Q: Why are food and wine so important in our culture today?
A: What happened is that in the last several decades we have discovered the joy of food. It isn’t a trend; it is a shift of our values. And I think one factor is the Food Network. We certainly don’t get sole credit. Martha Stewart happened. But on television and in magazines people saw other people they admired or respected showing their excitement about this craft of cooking and wine and craft brewing. I always felt I had the best category in “Queer Eye” because the culinary arts are so vast, absolutely limitless. You could spend your whole life trying to eat every cuisine in the world and you’d fail. That limitlessness of food is my favorite part about it. The variety. The endless experiences you can have.Q: What advice do you have for Purdue undergraduates?

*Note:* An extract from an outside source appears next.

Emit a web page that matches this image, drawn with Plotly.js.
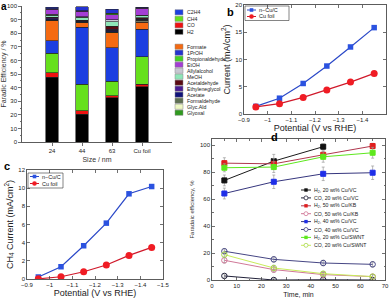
<!DOCTYPE html>
<html><head><meta charset="utf-8">
<script src="https://cdn.plot.ly/plotly-3.0.1.min.js"></script>
<style>html,body{margin:0;padding:0;background:#fff}#g{width:392px;height:301px}</style>
</head><body><div id="g"></div>
<script>
// ---------- Panel a: Faradaic efficiency by size ----------
const sizeLabels = ['24', '44', '63', 'Cu foil'];
const sizePos = [1, 2, 3, 4];
const feH2 = [47.7, 20.5, 32.5, 40.8];
const feCO = [3.2, 2.3, 1.5, 1.7];
const feCH4 = [14.4, 19.7, 10.5, 20.3];
const feC2H4 = [9.0, 41.8, 24.7, 20.1];
const feFormate = [14.8, 3.3, 11.3, 5.2];
const feGlyoxal = [0.3, 0.2, 0.2, 0.2];
const feGlycAld = [0.3, 0.2, 0.2, 1.0];
const feFormaldehyde = [0.3, 0.2, 0.3, 0.3];
const feAcetate = [0.8, 0.5, 1.0, 0.8];
const feEthyleneglycol = [0.4, 0.3, 0.8, 0.3];
const feAcetaldehyde = [0.7, 0.6, 2.0, 0.6];
const feMeOH = [1.3, 2.0, 3.5, 1.5];
const feAllylalcohol = [0.8, 0.6, 1.5, 0.5];
const feEtOH = [3.5, 4.0, 3.5, 5.0];
const fePropionaldehyde = [0.5, 0.4, 1.0, 0.3];
const fe1PrOH = [1.0, 3.0, 3.0, 0.5];

// ---------- Panels b, c: current vs potential ----------
const potential = [-0.95, -1.05, -1.15, -1.25, -1.35, -1.45];
const currentNCu = [1.4, 2.9, 5.6, 8.8, 12.3, 15.85];
const currentFoil = [1.3, 1.9, 3.05, 4.4, 5.85, 7.45];
const ch4NCu = [0.22, 1.35, 3.66, 6.15, 9.38, 10.18];
const ch4Foil = [0.02, 0.25, 0.8, 1.54, 2.6, 3.48];

// ---------- Panel d: FE vs time ----------
const timeMin = [5, 25, 45, 65];
const h2CuVC20 = [73.8, 88.1, 98.8];
const coCuVC20 = [3.0, 0.0, 0.2, 0.0];
const h2CuKB50 = [86.6, 86.1, 92.8, 99.3];
const coCuKB50 = [14.6, 7.7, 4.0, 2.5];
const h2CuVC40 = [64.1, 72.8, 78.7, 79.5];
const coCuVC40 = [21.3, 15.3, 12.6, 11.6];
const h2SWNT20 = [83.2, 83.7, 91.3, 94.3];
const coSWNT20 = [18.8, 8.9, 4.7, 2.5];
const errH2CuVC20 = [4, 5, 2];
const errCoCuVC20 = [1.5, 1, 1, 1];
const errH2CuKB50 = [4, 4, 3, 2];
const errCoCuKB50 = [2, 2, 1.5, 1.5];
const errH2CuVC40 = [4, 5, 5, 5];
const errCoCuVC40 = [2, 2, 2, 2];
const errH2SWNT20 = [3, 4, 4, 4];
const errCoSWNT20 = [2, 2, 1.5, 1.5];

const W = 392, H = 301;
function X(p) { return p / W; }
function Y(p) { return 1 - p / H; }
const FONT = 'Liberation Sans, Arial, sans-serif';

// stacking order (bottom to top)
const stack = [
  ['H2', feH2, '#000000'],
  ['CO', feCO, '#ee1111'],
  ['CH4', feCH4, '#66e01c'],
  ['C2H4', feC2H4, '#1b3ee0'],
  ['Formate', feFormate, '#f46a12'],
  ['Glyoxal', feGlyoxal, '#2f9a1e'],
  ['Glyc.Ald', feGlycAld, '#eef8c4'],
  ['Formaldehyde', feFormaldehyde, '#5f7052'],
  ['Acetate', feAcetate, '#10127a'],
  ['Ethyleneglycol', feEthyleneglycol, '#4a1c92'],
  ['Acetaldehyde', feAcetaldehyde, '#5a0a12'],
  ['MeOH', feMeOH, '#8fe6b8'],
  ['Allylalcohol', feAllylalcohol, '#c8c8d2'],
  ['EtOH', feEtOH, '#a43ed4'],
  ['Propionaldehyde', fePropionaldehyde, '#46d222'],
  ['1PrOH', fe1PrOH, '#2432d0']
];
const colorOf = {};
stack.forEach(s => colorOf[s[0]] = s[2]);

const traces = [];
stack.forEach(s => {
  traces.push({
    type: 'bar', x: sizePos, y: s[1], name: s[0], width: 0.43,
    marker: { color: s[2], line: { color: '#222', width: 0.6 } },
    xaxis: 'x', yaxis: 'y'
  });
});

// panel b
traces.push({ x: potential, y: currentNCu, mode: 'lines+markers', xaxis: 'x2', yaxis: 'y2',
  line: { color: '#2a48c8', width: 1.2 }, marker: { symbol: 'square', size: 5.5, color: '#2b52e0' } });
traces.push({ x: potential, y: currentFoil, mode: 'lines+markers', xaxis: 'x2', yaxis: 'y2',
  line: { color: '#d0182a', width: 1.2 }, marker: { symbol: 'circle', size: 7, color: '#f01c24' } });
// panel c
traces.push({ x: potential, y: ch4NCu, mode: 'lines+markers', xaxis: 'x3', yaxis: 'y3',
  line: { color: '#2a48c8', width: 1.2 }, marker: { symbol: 'square', size: 5.5, color: '#2b52e0' } });
traces.push({ x: potential, y: ch4Foil, mode: 'lines+markers', xaxis: 'x3', yaxis: 'y3',
  line: { color: '#d0182a', width: 1.2 }, marker: { symbol: 'circle', size: 7, color: '#f01c24' } });

// panel d
const dSeries = [
  [h2CuVC20, errH2CuVC20, '#1a1a1a', 'square', '#111111', true],
  [coCuVC20, errCoCuVC20, '#22223a', 'circle-open', '#22223a', false],
  [h2CuKB50, errH2CuKB50, '#b0384e', 'square', '#e01e1e', true],
  [coCuKB50, errCoCuKB50, '#d07898', 'circle-open', '#d07898', false],
  [h2CuVC40, errH2CuVC40, '#36367e', 'square', '#1e2ee8', true],
  [coCuVC40, errCoCuVC40, '#464684', 'circle-open', '#464684', false],
  [h2SWNT20, errH2SWNT20, '#5ee81e', 'square', '#5ee81e', true],
  [coSWNT20, errCoSWNT20, '#c8ec5a', 'circle-open', '#a8d84a', false]
];
dSeries.forEach(s => {
  traces.push({
    x: timeMin.slice(0, s[0].length), y: s[0], mode: 'lines+markers', xaxis: 'x4', yaxis: 'y4',
    line: { color: s[2], width: 1 },
    marker: { symbol: s[3], size: s[5] ? 5 : 5.5, color: s[4], line: { color: s[4], width: 1 } },
    error_y: { type: 'data', array: s[1], visible: true, color: '#9a9a9a', thickness: 0.7, width: 1.5 }
  });
});

const shapes = [];
const ann = [];
function txt(x, y, t, size, opts) {
  ann.push(Object.assign({ xref: 'paper', yref: 'paper', x: X(x), y: Y(y), text: t, showarrow: false,
    xanchor: 'left', yanchor: 'middle', font: { family: FONT, size: size, color: '#222' }, borderpad: 0 }, opts || {}));
}
// panel labels
txt(0, 6, '<b>a</b>', 10, { font: { family: FONT, size: 10, color: '#000' } });
txt(226, 12, '<b>b</b>', 11, { font: { family: FONT, size: 11, color: '#000' } });
txt(3, 166, '<b>c</b>', 11, { font: { family: FONT, size: 11, color: '#000' } });
txt(270, 137, '<b>d</b>', 11, { font: { family: FONT, size: 11, color: '#000' } });

// panel a legend
const legGas = ['C2H4', 'CH4', 'CO', 'H2'];
const legLiq = ['Formate', '1PrOH', 'Propionaldehyde', 'EtOH', 'Allylalcohol', 'MeOH', 'Acetaldehyde',
  'Ethyleneglycol', 'Acetate', 'Formaldehyde', 'Glyc.Ald', 'Glyoxal'];
function legA(name, y) {
  shapes.push({ type: 'rect', xref: 'paper', yref: 'paper', x0: X(175), x1: X(183), y0: Y(y + 2.6), y1: Y(y - 2.6),
    fillcolor: colorOf[name], line: { color: '#888', width: 0.5 } });
  txt(185.5, y, name, 5.2);
}
legGas.forEach((n, i) => legA(n, 12.3 + i * 6.5));
legLiq.forEach((n, i) => legA(n, 46.7 + i * 6.0));

// legends b & c
function legBC(x0, y0, x1, y1, yA, yB) {
  shapes.push({ type: 'rect', xref: 'paper', yref: 'paper', x0: X(x0), x1: X(x1), y0: Y(y1), y1: Y(y0),
    fillcolor: 'rgba(255,255,255,0)', line: { color: '#333', width: 0.6 } });
  const lx0 = x0 + 2, lx1 = x0 + 11, mx = x0 + 6.5;
  shapes.push({ type: 'line', xref: 'paper', yref: 'paper', x0: X(lx0), x1: X(lx1), y0: Y(yA), y1: Y(yA), line: { color: '#2a48c8', width: 1 } });
  shapes.push({ type: 'rect', xref: 'paper', yref: 'paper', x0: X(mx - 1.8), x1: X(mx + 1.8), y0: Y(yA + 1.8), y1: Y(yA - 1.8), fillcolor: '#2b52e0', line: { width: 0 } });
  shapes.push({ type: 'line', xref: 'paper', yref: 'paper', x0: X(lx0), x1: X(lx1), y0: Y(yB), y1: Y(yB), line: { color: '#d0182a', width: 1 } });
  shapes.push({ type: 'circle', xref: 'paper', yref: 'paper', x0: X(mx - 2.3), x1: X(mx + 2.3), y0: Y(yB + 2.3), y1: Y(yB - 2.3), fillcolor: '#f01c24', line: { width: 0 } });
  txt(x0 + 12.5, yA, 'n−Cu/C', 5.5);
  txt(x0 + 12.5, yB, 'Cu foil', 5.5);
}
legBC(245, 6, 289, 20.5, 10, 16.5);
legBC(28, 173, 63, 188, 176.5, 183.5);

// panel d legend
const legD = ['H<sub>2</sub>, 20 wt% Cu/VC', 'CO, 20 wt% Cu/VC', 'H<sub>2</sub>, 50 wt% Cu/KB', 'CO, 50 wt% Cu/KB',
  'H<sub>2</sub>, 40 wt% Cu/VC', 'CO, 40 wt% Cu/VC', 'H<sub>2</sub>, 20 wt% Cu/SWNT', 'CO, 20 wt% Cu/SWNT'];
legD.forEach((t, i) => {
  const y = 190 + i * 7.9, s = dSeries[i];
  shapes.push({ type: 'line', xref: 'paper', yref: 'paper', x0: X(301), x1: X(311), y0: Y(y), y1: Y(y), line: { color: s[2], width: 1 } });
  if (s[5]) {
    shapes.push({ type: 'rect', xref: 'paper', yref: 'paper', x0: X(304.3), x1: X(307.7), y0: Y(y + 1.7), y1: Y(y - 1.7), fillcolor: s[4], line: { width: 0 } });
  } else {
    shapes.push({ type: 'circle', xref: 'paper', yref: 'paper', x0: X(304), x1: X(308), y0: Y(y + 2), y1: Y(y - 2), fillcolor: '#fff', line: { color: s[4], width: 0.8 } });
  }
  txt(312.5, y, t, 5.2);
});

const baseAx = { showline: true, linecolor: '#333', linewidth: 0.8, zeroline: false, showgrid: false,
  tickfont: { family: FONT, size: 6, color: '#222' }, tickcolor: '#333', ticklen: 3, tickwidth: 0.7 };
function ax(o) { return Object.assign({}, baseAx, o); }

const layout = {
  width: W, height: H, margin: { l: 0, r: 0, t: 0, b: 0 },
  paper_bgcolor: '#fff', plot_bgcolor: 'rgba(0,0,0,0)', showlegend: false, barmode: 'stack',
  font: { family: FONT },
  xaxis: ax({ domain: [X(22), X(172)], range: [0, 5], tickvals: sizePos, ticktext: sizeLabels, ticks: 'outside', anchor: 'y',
    title: { text: 'Size / nm', font: { family: FONT, size: 7, color: '#333' }, standoff: 3 } }),
  yaxis: ax({ domain: [Y(142), Y(6)], range: [0, 100], dtick: 10, ticks: 'outside', anchor: 'x',
    minor: { dtick: 5, ticklen: 1.5, ticks: 'outside', tickcolor: '#333' },
    title: { text: 'Faradic Efficiency / %', font: { family: FONT, size: 7, color: '#333' }, standoff: 3 } }),
  xaxis2: ax({ domain: [X(244), X(386)], range: [-0.9, -1.5], dtick: 0.1, tick0: -0.9, ticks: 'inside', mirror: 'ticks', anchor: 'y2',
    title: { text: 'Potential (V vs RHE)', font: { family: FONT, size: 9, color: '#222' }, standoff: 2 } }),
  yaxis2: ax({ domain: [Y(114), Y(5)], range: [0, 20], dtick: 5, ticks: 'inside', mirror: 'ticks', anchor: 'x2',
    title: { text: 'Current (mA/cm<sup>2</sup>)', font: { family: FONT, size: 9, color: '#222' }, standoff: 3 } }),
  xaxis3: ax({ domain: [X(27), X(163)], range: [-0.9, -1.5], dtick: 0.1, tick0: -0.9, ticks: 'inside', mirror: 'ticks', anchor: 'y3',
    title: { text: 'Potential (V vs RHE)', font: { family: FONT, size: 9, color: '#222' }, standoff: 1 } }),
  yaxis3: ax({ domain: [Y(279), Y(170)], range: [0, 12], dtick: 2, ticks: 'inside', mirror: 'ticks', anchor: 'x3',
    title: { text: 'CH<sub>4</sub> Current (mA/cm<sup>2</sup>)', font: { family: FONT, size: 9, color: '#222' }, standoff: 3 } }),
  xaxis4: ax({ domain: [X(212), X(385)], range: [0, 70], dtick: 10, ticks: 'inside', mirror: 'ticks', anchor: 'y4',
    minor: { dtick: 5, ticklen: 1.5, ticks: 'inside', tickcolor: '#333' },
    title: { text: 'Time, min', font: { family: FONT, size: 7, color: '#222' }, standoff: 3 } }),
  yaxis4: ax({ domain: [Y(280), Y(139)], range: [0, 104.5], dtick: 20, ticks: 'inside', mirror: 'ticks', anchor: 'x4',
    minor: { dtick: 10, ticklen: 1.5, ticks: 'inside', tickcolor: '#333' },
    title: { text: 'Faradaic efficiency, %', font: { family: FONT, size: 6, color: '#333' }, standoff: 4 } }),
  shapes: shapes, annotations: ann
};
Plotly.newPlot('g', traces, layout, { staticPlot: true, displayModeBar: false });
</script>
</body></html>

A: The best advice is to do something that you love. The goal in life is to do what you love, whether it pays well or not. Because you’re going to be stuck with it. Very few of us get that life. So you should try to be one of them. The other advice that I would offer anybody in college is hustle. Do something to stand out. I once recorded an original song and sent a tape to an editor. Which sounds dumb, but anything that you can do to show hustle only works to your favor.